4. Export Environment Variables

These must be set before every GowU launch:

export LD_LIBRARY_PATH=$LD_LIBRARY_PATH:~/.mujoco/mujoco210/bin
export MUJOCO_GL=osmesa

Hardware Requirements

GowU spawns many parallel processes (actors, learners, replay buffer, coordinator). The default configuration (64 particles, 32 actors, 2 groups) has the following requirements:

Resource	Recommended
CPU cores	48+
RAM	64+ GB
Disk	64 GB (for checkpoints)
GPU	Not required (CPU-only)

Typical memory breakdown (64 particles, 32 actors, 2 groups):

Coordinator (gowu): ~5–10 GB RSS (includes exploration tree)
Actors: ~1 GB each × 32 = ~32 GB
Reverb + RND + other workers: ~1–2 GB
Exploration tree: ~2–10 GB (grows over time; included in coordinator RSS)
Total: 40–60 GB in steady state

For smaller machines, reduce num_particles, num_actors, and agent.num_ensemble proportionally.
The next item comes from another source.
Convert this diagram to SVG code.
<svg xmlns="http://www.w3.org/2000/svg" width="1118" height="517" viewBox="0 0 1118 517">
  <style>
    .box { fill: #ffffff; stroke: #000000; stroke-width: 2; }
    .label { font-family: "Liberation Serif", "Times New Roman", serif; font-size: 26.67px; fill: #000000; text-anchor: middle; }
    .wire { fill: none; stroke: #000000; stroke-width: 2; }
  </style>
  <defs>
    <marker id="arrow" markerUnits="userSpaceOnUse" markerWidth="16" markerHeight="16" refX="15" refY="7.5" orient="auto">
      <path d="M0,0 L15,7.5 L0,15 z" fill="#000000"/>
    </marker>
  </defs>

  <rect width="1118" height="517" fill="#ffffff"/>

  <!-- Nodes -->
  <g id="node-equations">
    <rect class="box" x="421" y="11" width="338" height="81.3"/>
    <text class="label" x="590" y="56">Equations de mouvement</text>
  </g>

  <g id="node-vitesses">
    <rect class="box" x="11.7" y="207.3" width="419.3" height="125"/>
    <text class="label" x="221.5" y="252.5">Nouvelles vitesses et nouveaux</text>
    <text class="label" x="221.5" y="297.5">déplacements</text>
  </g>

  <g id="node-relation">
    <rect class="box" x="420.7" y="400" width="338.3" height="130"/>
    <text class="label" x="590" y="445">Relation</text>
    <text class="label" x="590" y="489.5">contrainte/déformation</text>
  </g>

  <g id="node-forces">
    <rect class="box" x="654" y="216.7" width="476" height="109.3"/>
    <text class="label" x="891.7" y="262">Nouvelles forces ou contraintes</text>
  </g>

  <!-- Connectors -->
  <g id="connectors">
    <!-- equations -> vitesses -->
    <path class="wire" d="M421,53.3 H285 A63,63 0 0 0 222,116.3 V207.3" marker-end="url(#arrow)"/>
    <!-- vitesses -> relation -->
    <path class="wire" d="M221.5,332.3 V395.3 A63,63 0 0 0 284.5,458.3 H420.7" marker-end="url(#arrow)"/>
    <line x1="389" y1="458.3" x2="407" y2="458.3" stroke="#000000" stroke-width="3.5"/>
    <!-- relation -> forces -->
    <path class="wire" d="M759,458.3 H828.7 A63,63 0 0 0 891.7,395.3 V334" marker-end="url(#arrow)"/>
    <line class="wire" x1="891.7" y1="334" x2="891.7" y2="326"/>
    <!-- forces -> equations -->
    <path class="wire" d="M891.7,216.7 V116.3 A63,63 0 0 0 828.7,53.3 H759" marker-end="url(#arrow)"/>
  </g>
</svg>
For example, on a 32 GB machine:

--config.num_particles=16 --config.agent.num_ensemble=16 \
--config.n_groups=1 --config.num_actors=8

Running

GowU uses Launchpad for distributed execution.

Local multiprocessing

The simplest way to run GowU is with local_mp, which spawns all nodes (actors, learners, curriculum server) as separate processes on a single machine.

By default, Launchpad opens a tmux session with one pane per node. For long runs, set LAUNCHPAD_LAUNCH_LOCAL_TERMINAL=output_to_files to write all node logs to files instead.
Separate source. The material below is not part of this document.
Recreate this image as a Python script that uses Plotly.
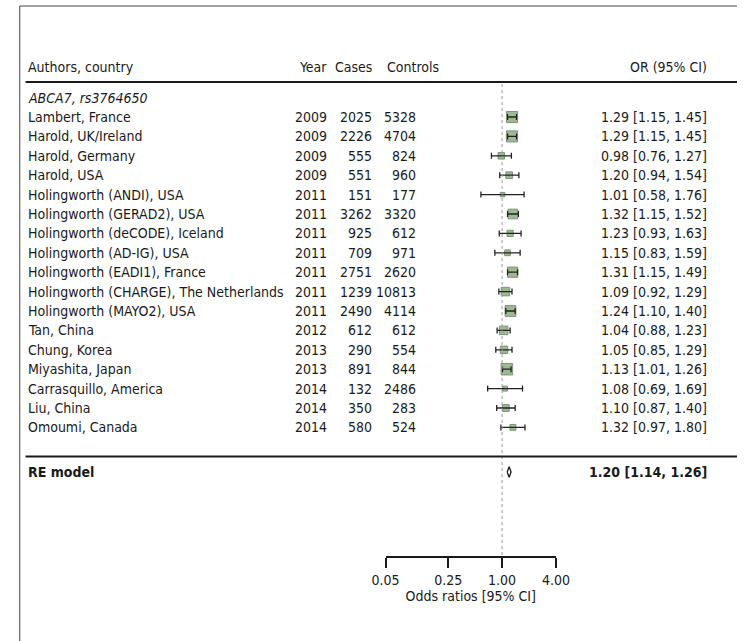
import math
import plotly.graph_objects as go

# Study-level data for ABCA7 rs3764650
studies = ["Lambert, France", "Harold, UK/Ireland", "Harold, Germany", "Harold, USA",
           "Holingworth (ANDI), USA", "Holingworth (GERAD2), USA",
           "Holingworth (deCODE), Iceland", "Holingworth (AD-IG), USA",
           "Holingworth (EADI1), France", "Holingworth (CHARGE), The Netherlands",
           "Holingworth (MAYO2), USA", "Tan, China", "Chung, Korea", "Miyashita, Japan",
           "Carrasquillo, America", "Liu, China", "Omoumi, Canada"]
years = [2009, 2009, 2009, 2009, 2011, 2011, 2011, 2011, 2011, 2011, 2011,
         2012, 2013, 2013, 2014, 2014, 2014]
cases = [2025, 2226, 555, 551, 151, 3262, 925, 709, 2751, 1239, 2490,
         612, 290, 891, 132, 350, 580]
controls = [5328, 4704, 824, 960, 177, 3320, 612, 971, 2620, 10813, 4114,
            612, 554, 844, 2486, 283, 524]
odds = [1.29, 1.29, 0.98, 1.20, 1.01, 1.32, 1.23, 1.15, 1.31, 1.09, 1.24,
        1.04, 1.05, 1.13, 1.08, 1.10, 1.32]
lower = [1.15, 1.15, 0.76, 0.94, 0.58, 1.15, 0.93, 0.83, 1.15, 0.92, 1.10,
         0.88, 0.85, 1.01, 0.69, 0.87, 0.97]
upper = [1.45, 1.45, 1.27, 1.54, 1.76, 1.52, 1.63, 1.59, 1.49, 1.29, 1.40,
         1.23, 1.29, 1.26, 1.69, 1.40, 1.80]

# Random-effects summary
re_or, re_lo, re_hi = 1.20, 1.14, 1.26

tick_vals = [0.05, 0.25, 1.00, 4.00]
tick_text = ["0.05", "0.25", "1.00", "4.00"]

W, H = 751, 641
FONT = "DejaVu Sans Condensed, sans-serif"
TXT = "#1a1a1a"
FS = 14

# vertical layout in row units (study i sits at y = -i)
ROW_PX = 19.4
FIRST_PX = 117.0
AXIS_PX = 556.0
y_top = FIRST_PX / ROW_PX
y_bot = -(AXIS_PX - FIRST_PX) / ROW_PX
rows = [-i for i in range(len(studies))]
y_header = 2.6
y_label = 1.0
y_topline = 1.8
y_sepline = -17.5
y_re = -18.3

# column anchors (px from left)
X_NAME, X_YEAR, X_CASES, X_CTRL_HDR, X_CTRL, X_OR = 12, 327, 374, 385, 420, 722


def px_x(px):
    return px / W


# box sizes scale with the study's precision (inverse SE from the CI width)
prec = [2 * 1.96 / (math.log(u) - math.log(l)) for l, u in zip(lower, upper)]
pmin, pmax = min(prec), max(prec)
sizes = [4.5 + 7 * (p - pmin) / (pmax - pmin) for p in prec]

fig = go.Figure()

fig.add_trace(go.Scatter(
    x=odds, y=rows, mode="markers",
    marker=dict(symbol="square", size=sizes, color="rgb(116,156,100)",
                line=dict(color="rgb(72,104,62)", width=1)),
    hoverinfo="skip", showlegend=False,
))
fig.add_trace(go.Scatter(
    x=odds, y=rows, mode="markers",
    marker=dict(size=1, color="rgba(0,0,0,0)"),
    error_x=dict(type="data", symmetric=False,
                 array=[u - o for u, o in zip(upper, odds)],
                 arrayminus=[o - l for o, l in zip(odds, lower)],
                 color="#222", thickness=1.3, width=3),
    hoverinfo="skip", showlegend=False,
))

# summary diamond
dh = 0.27
fig.add_trace(go.Scatter(
    x=[re_lo, re_or, re_hi, re_or, re_lo],
    y=[y_re, y_re + dh, y_re, y_re - dh, y_re],
    mode="lines", fill="toself", fillcolor="white",
    line=dict(color="#1a1a1a", width=1.3),
    hoverinfo="skip", showlegend=False,
))

ann = []


def text(xpx, y, s, anchor):
    ann.append(dict(x=px_x(xpx), xref="paper", y=y, yref="y", text=s,
                    xanchor=anchor, yanchor="middle", showarrow=False,
                    font=dict(family=FONT, size=FS, color=TXT)))


# header
text(X_NAME, y_header, "Authors, country", "left")
text(X_YEAR, y_header, "Year", "right")
text(X_CASES, y_header, "Cases", "right")
text(X_CTRL_HDR, y_header, "Controls", "left")
text(X_OR, y_header, "OR (95% CI)", "right")
text(X_NAME, y_label, "<i>ABCA7, rs3764650</i>", "left")

for i, r in enumerate(rows):
    text(X_NAME, r, studies[i], "left")
    text(X_YEAR, r, str(years[i]), "right")
    text(X_CASES, r, str(cases[i]), "right")
    text(X_CTRL, r, str(controls[i]), "right")
    text(X_OR, r, f"{odds[i]:.2f} [{lower[i]:.2f}, {upper[i]:.2f}]", "right")

text(X_NAME, y_re, "<b>RE model</b>", "left")
text(X_OR, y_re, f"<b>{re_or:.2f} [{re_lo:.2f}, {re_hi:.2f}]</b>", "right")

shapes = [
    # reference line at OR = 1
    dict(type="line", xref="x", yref="y", x0=1, x1=1, y0=y_topline - 0.1, y1=y_bot,
         line=dict(color="#9a9a9a", width=1, dash="dot")),
    # header rule and summary rule
    dict(type="line", xref="paper", yref="y", x0=px_x(12), x1=1, y0=y_topline, y1=y_topline,
         line=dict(color="#1a1a1a", width=2)),
    dict(type="line", xref="paper", yref="y", x0=px_x(12), x1=1, y0=y_sepline, y1=y_sepline,
         line=dict(color="#1a1a1a", width=2)),
    # outer frame (left and top)
    dict(type="line", xref="paper", yref="paper", x0=px_x(6), x1=px_x(6), y0=0, y1=1 - 6 / H,
         line=dict(color="#444", width=1)),
    dict(type="line", xref="paper", yref="paper", x0=px_x(6), x1=1, y0=1 - 6 / H, y1=1 - 6 / H,
         line=dict(color="#444", width=1)),
]

fig.update_layout(
    width=W, height=H,
    margin=dict(l=0, r=0, t=0, b=0),
    paper_bgcolor="white", plot_bgcolor="white",
    font=dict(family=FONT, size=FS, color=TXT),
    annotations=ann, shapes=shapes,
    xaxis=dict(type="log", range=[math.log10(0.05), math.log10(4.0)],
               domain=[386 / W, 563 / W],
               tickvals=tick_vals, ticktext=tick_text,
               ticks="outside", ticklen=10, tickwidth=1.5, tickcolor="#1a1a1a",
               showline=True, linecolor="#1a1a1a", linewidth=1.5,
               showgrid=False, zeroline=False,
               tickfont=dict(family=FONT, size=FS, color=TXT),
               title=dict(text="Odds ratios [95% CI]", standoff=2,
                          font=dict(family=FONT, size=FS, color=TXT))),
    yaxis=dict(visible=False, range=[y_bot, y_top],
               domain=[(H - AXIS_PX) / H, 1]),
)

fig.write_html("out.html")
cd /path/to/gowu-opensource
source gowu_env/bin/activate

# Write logs to files instead of tmux (optional)
export LAUNCHPAD_LAUNCH_LOCAL_TERMINAL=output_to_files

# Launch training
python -m gowu.run_gowu \
  --lp_launch_type=local_mp \
  --config=gowu/configs/base_config.py \
  --config.env_name=MontezumaRevenge \
  --config.num_particles=64 \
  --config.agent.num_ensemble=64 \
  --config.n_groups=2 \
  --config.num_actors=32

For Adroit or AntMaze tasks, use gowu_mujoco_env instead:

cd /path/to/gowu-opensource
source gowu_mujoco_env/bin/activate
export LD_LIBRARY_PATH=$LD_LIBRARY_PATH:~/.mujoco/mujoco210/bin
export MUJOCO_GL=osmesa
export D4RL_SUPPRESS_IMPORT_ERROR=1
export LAUNCHPAD_LAUNCH_LOCAL_TERMINAL=output_to_files

# Adroit example (hammer-v0):
python -m gowu.run_gowu \
  --lp_launch_type=local_mp \
  --config=gowu/configs/base_config.py \
  --config.env_name=hammer-v0 \
  --config.num_particles=64 \
  --config.agent.num_ensemble=64 \
  --config.n_groups=4 \
  --config.num_actors=32

# AntMaze example (antmaze-large-diverse-v0):
python -m gowu.run_gowu \
  --lp_launch_type=local_mp \
  --config=gowu/configs/base_config.py \
  --config.env_name=antmaze-large-diverse-v0 \
  --config.num_particles=64 \
  --config.agent.num_ensemble=64 \
  --config.n_groups=4 \
  --config.num_actors=32

When using output_to_files, logs are written to /tmp/launchpad_out/:

/tmp/launchpad_out/
├── gowu/0          # Curriculum server (coordinator) log
├── reverb/0        # Replay buffer log
├── rnd_learner/0   # RND learner log
└── actor/
    ├── 0           # Actor 0 log
    ├── 1           # Actor 1 log
    └── ...         # One file per actor

You can monitor the run in real time with:

tail -f /tmp/launchpad_out/gowu/0
grep "Reward =" /tmp/launchpad_out/gowu/0

Monitoring with TensorBoard

GowU logs training metrics (rewards, losses, active tree size, steps) to TensorBoard. By default, logs are written to the tb_logs subdirectory under the checkpoint directory (e.g. /tmp/gowu_checkpoints/tb_logs).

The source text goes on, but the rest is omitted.